Friday, July 13, 2007

UNAPPRECIATED SATIRE

I have been thinking about the 29 dimensions of compatibility that eharmony.com uses to match up people into couples. If the NAA is not included, a potential couple does not stand a chance of making is. Anyone who is really familiar with personality testing knows that if the NAA is not factored in, the validity of the testing is open to serious question because, as the late, great Steve McQueen said, "Racing is life." According to Iowa State University psychological testing, the NASCAR ATTITUDES ASSESSMENT is not religious, nor in any way "spiritual" and therefore can be used as a personality inventory for the football program. All new recruits will be evaluated on the basis of their NAA score. That is how important and valid the NAA is in determining compatibility.

All NAA questions have four possible answers. Circle the one that best fits your feeling: 1. Strongly agree; 2. Agree; 3. Somewhat agree; 4. Will leave and go home to mother.

Sample questions:

1. I would love to spend my honeymoon at Bristol, Tennessee for a NASCAR race.

2. I wear a Matt Kenseth Dewalt-powertools jacket and tie for formal wear.

3. I think of down-field blocking as just another form of bump-drafting.

4. I think of marriage as a 500 mile race.

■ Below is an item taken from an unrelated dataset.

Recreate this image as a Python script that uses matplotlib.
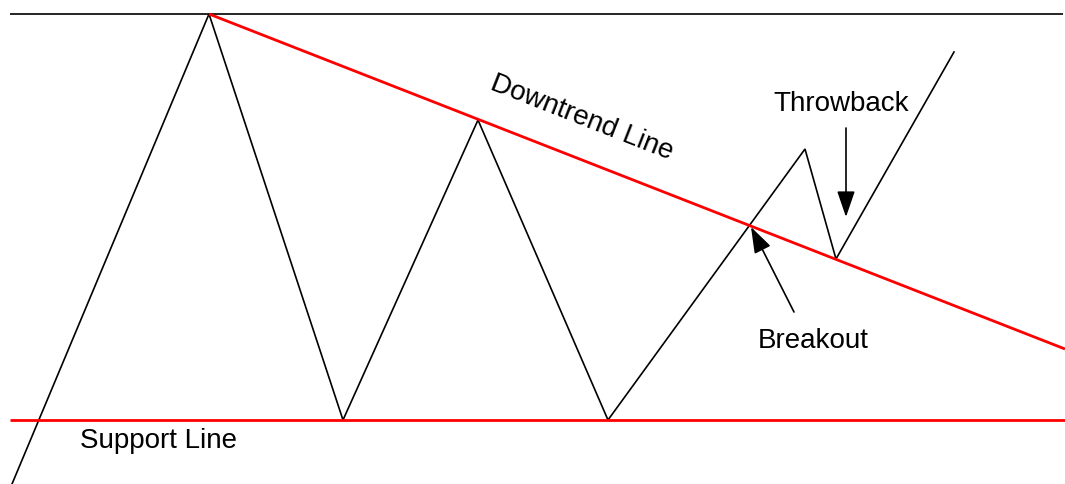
import matplotlib
matplotlib.use("Agg")
import matplotlib.pyplot as plt

plt.rcParams['font.family'] = ['Liberation Sans', 'DejaVu Sans']

# Price path (zigzag), in chart units
price_x = [12, 209, 343, 478, 608, 805, 836, 954]
price_y = [484, 14, 420, 120, 420, 149, 259, 52]

# Reference lines
top_x = [10, 1063]
top_y = [14, 14]
support_x = [10, 1065]
support_y = [420, 420]
downtrend_x = [209, 1065]
downtrend_y = [14, 349]

# Annotations
breakout_tip = (751, 227)
breakout_tail = (794, 312)
throwback_tip = (846, 217)
throwback_tail = (846, 128)

fig = plt.figure(figsize=(10.65, 4.84), dpi=100)
ax = fig.add_axes([0, 0, 1, 1])
ax.set_xlim(0, 1065)
ax.set_ylim(484, 0)
ax.axis('off')

ax.plot(top_x, top_y, color='black', lw=1.2, solid_capstyle='butt')
ax.plot(price_x, price_y, color='black', lw=1.2, solid_joinstyle='miter')
ax.plot(support_x, support_y, color='#ff0000', lw=2.0, solid_capstyle='butt')
ax.plot(downtrend_x, downtrend_y, color='#ff0000', lw=2.0, solid_capstyle='butt')

arrow_style = '-|>,head_length=1.6,head_width=0.55'
for tip, tail in [(breakout_tip, breakout_tail), (throwback_tip, throwback_tail)]:
    ax.annotate('', xy=tip, xytext=tail,
                arrowprops=dict(arrowstyle=arrow_style, color='black', lw=1.2,
                                shrinkA=0, shrinkB=0, mutation_scale=10))

fs = 20
ax.text(582, 118, 'Downtrend Line', fontsize=fs, rotation=-21.4,
        rotation_mode='anchor', ha='center', va='center')
ax.text(841, 104, 'Throwback', fontsize=fs, ha='center', va='center')
ax.text(813, 341, 'Breakout', fontsize=fs, ha='center', va='center')
ax.text(80, 441, 'Support Line', fontsize=fs, ha='left', va='center')

fig.savefig('out.png', dpi=100, facecolor='white')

The NAA is to be administered by professionals only! Conclusions drawn by anyone else could cause a couple to crash and burn. Anyone in need of premarital counseling needs to take the NAA.

One's mind can wander while mowing the yard, especially when it is a large yard like the one at My Father's House. After listening to many radio ads for Eharmony.com about the 29 dimensions of compatibility I thought, "I wonder if they left one out--the NAA" It is true that relationships work better if there is personality compatibility, but 29 dimensions of compatibility does not a soul-mate make. This is sacred ground that cannot be fully understood by social science, but only by the Spirit. I wonder what the divorce rate is for the matches of Eharmony.com?

Then there is Iowa State University. The football coach there wants to have a chaplain for the football team. The University has been anti Christian lately, denying tenure to professor Gonzales, a highly respected professor in physics and astronomy because he wrote a book, The Privileged Plant. That book is a testimony to his belief in intelligent design. The same gang of professors out to deny tenure to professor Gonzales want to deny chaplaincy for the football program on the grounds of separation of church and state. The thing is, chaplaincy is a respected institution in our country from the very beginning. If the framers of the constitution believed that separation of church and state denied a chaplaincy, there would have been no chaplains from the very beginning--so was the reasoning of Justice Warren Burger in affirming the validity of chaplaincy.

Iowa State will never have a generally successful athletic program as long as a gang of professors circulating petitions is allowed to make decisions for the administration.

These were some of the thoughts that were behind that bit of mild satire--though I doubt that anyone was really interested.